┌──

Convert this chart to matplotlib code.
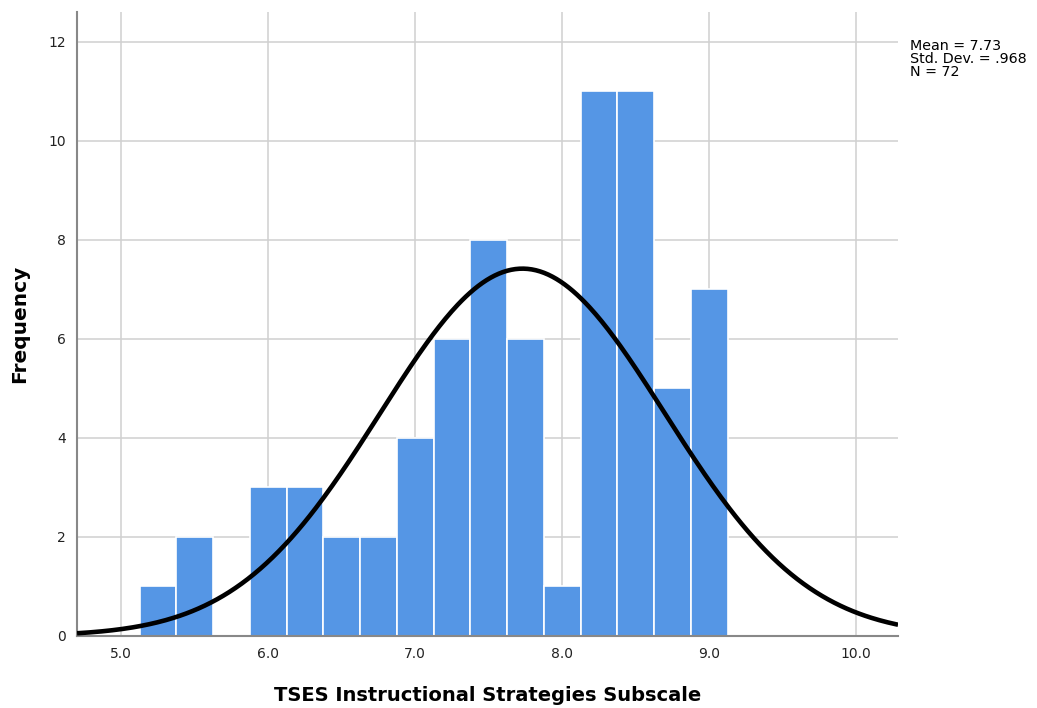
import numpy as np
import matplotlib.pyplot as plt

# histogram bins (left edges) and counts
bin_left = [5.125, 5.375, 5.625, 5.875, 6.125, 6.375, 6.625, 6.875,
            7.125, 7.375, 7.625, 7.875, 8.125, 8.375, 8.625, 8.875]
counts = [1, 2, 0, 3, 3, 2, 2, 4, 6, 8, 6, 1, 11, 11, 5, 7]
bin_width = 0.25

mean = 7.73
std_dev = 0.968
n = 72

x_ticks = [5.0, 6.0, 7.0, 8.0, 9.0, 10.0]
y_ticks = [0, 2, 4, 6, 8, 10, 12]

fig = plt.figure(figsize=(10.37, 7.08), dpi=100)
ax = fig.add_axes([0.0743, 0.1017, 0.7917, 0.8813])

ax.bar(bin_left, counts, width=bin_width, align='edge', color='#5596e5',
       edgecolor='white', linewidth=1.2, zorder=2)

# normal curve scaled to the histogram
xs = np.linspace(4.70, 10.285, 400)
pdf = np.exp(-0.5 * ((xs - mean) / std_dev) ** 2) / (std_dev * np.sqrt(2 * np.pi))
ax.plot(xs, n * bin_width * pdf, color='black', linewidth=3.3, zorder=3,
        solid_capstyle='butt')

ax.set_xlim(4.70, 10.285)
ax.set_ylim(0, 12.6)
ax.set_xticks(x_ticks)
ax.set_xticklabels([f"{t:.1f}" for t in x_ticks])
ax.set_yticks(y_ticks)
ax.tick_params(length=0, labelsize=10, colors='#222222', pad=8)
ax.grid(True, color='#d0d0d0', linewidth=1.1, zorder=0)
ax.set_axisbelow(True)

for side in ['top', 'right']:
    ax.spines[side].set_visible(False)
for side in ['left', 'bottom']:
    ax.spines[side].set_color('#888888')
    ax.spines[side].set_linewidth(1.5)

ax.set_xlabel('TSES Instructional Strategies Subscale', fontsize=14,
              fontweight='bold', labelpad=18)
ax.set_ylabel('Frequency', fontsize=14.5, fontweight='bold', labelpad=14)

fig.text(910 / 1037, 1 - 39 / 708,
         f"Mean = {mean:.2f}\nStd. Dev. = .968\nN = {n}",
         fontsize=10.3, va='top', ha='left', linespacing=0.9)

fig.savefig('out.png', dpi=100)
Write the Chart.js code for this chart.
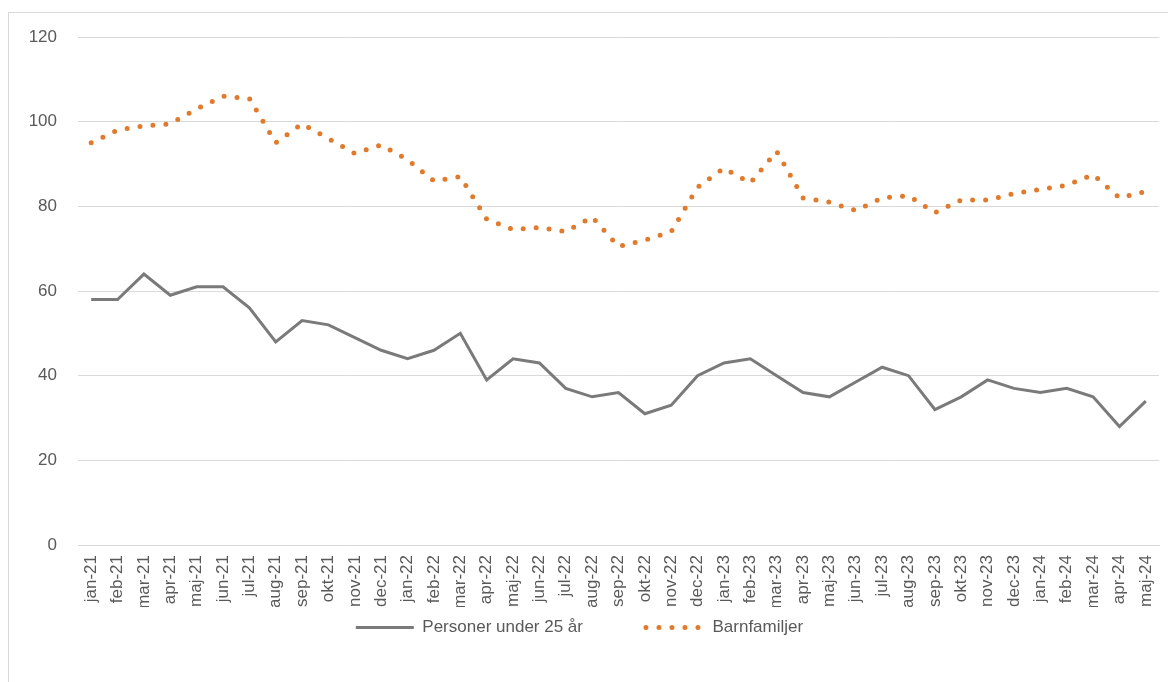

└──

* [Task]:
Write the full listing out again with every line unchanged, but include no pictures.

* [Response for this exercise]:
Convert this chart to matplotlib code.
import numpy as np
import matplotlib.pyplot as plt

# histogram bins (left edges) and counts
bin_left = [5.125, 5.375, 5.625, 5.875, 6.125, 6.375, 6.625, 6.875,
            7.125, 7.375, 7.625, 7.875, 8.125, 8.375, 8.625, 8.875]
counts = [1, 2, 0, 3, 3, 2, 2, 4, 6, 8, 6, 1, 11, 11, 5, 7]
bin_width = 0.25

mean = 7.73
std_dev = 0.968
n = 72

x_ticks = [5.0, 6.0, 7.0, 8.0, 9.0, 10.0]
y_ticks = [0, 2, 4, 6, 8, 10, 12]

fig = plt.figure(figsize=(10.37, 7.08), dpi=100)
ax = fig.add_axes([0.0743, 0.1017, 0.7917, 0.8813])

ax.bar(bin_left, counts, width=bin_width, align='edge', color='#5596e5',
       edgecolor='white', linewidth=1.2, zorder=2)

# normal curve scaled to the histogram
xs = np.linspace(4.70, 10.285, 400)
pdf = np.exp(-0.5 * ((xs - mean) / std_dev) ** 2) / (std_dev * np.sqrt(2 * np.pi))
ax.plot(xs, n * bin_width * pdf, color='black', linewidth=3.3, zorder=3,
        solid_capstyle='butt')

ax.set_xlim(4.70, 10.285)
ax.set_ylim(0, 12.6)
ax.set_xticks(x_ticks)
ax.set_xticklabels([f"{t:.1f}" for t in x_ticks])
ax.set_yticks(y_ticks)
ax.tick_params(length=0, labelsize=10, colors='#222222', pad=8)
ax.grid(True, color='#d0d0d0', linewidth=1.1, zorder=0)
ax.set_axisbelow(True)

for side in ['top', 'right']:
    ax.spines[side].set_visible(False)
for side in ['left', 'bottom']:
    ax.spines[side].set_color('#888888')
    ax.spines[side].set_linewidth(1.5)

ax.set_xlabel('TSES Instructional Strategies Subscale', fontsize=14,
              fontweight='bold', labelpad=18)
ax.set_ylabel('Frequency', fontsize=14.5, fontweight='bold', labelpad=14)

fig.text(910 / 1037, 1 - 39 / 708,
         f"Mean = {mean:.2f}\nStd. Dev. = .968\nN = {n}",
         fontsize=10.3, va='top', ha='left', linespacing=0.9)

fig.savefig('out.png', dpi=100)
Write the Chart.js code for this chart.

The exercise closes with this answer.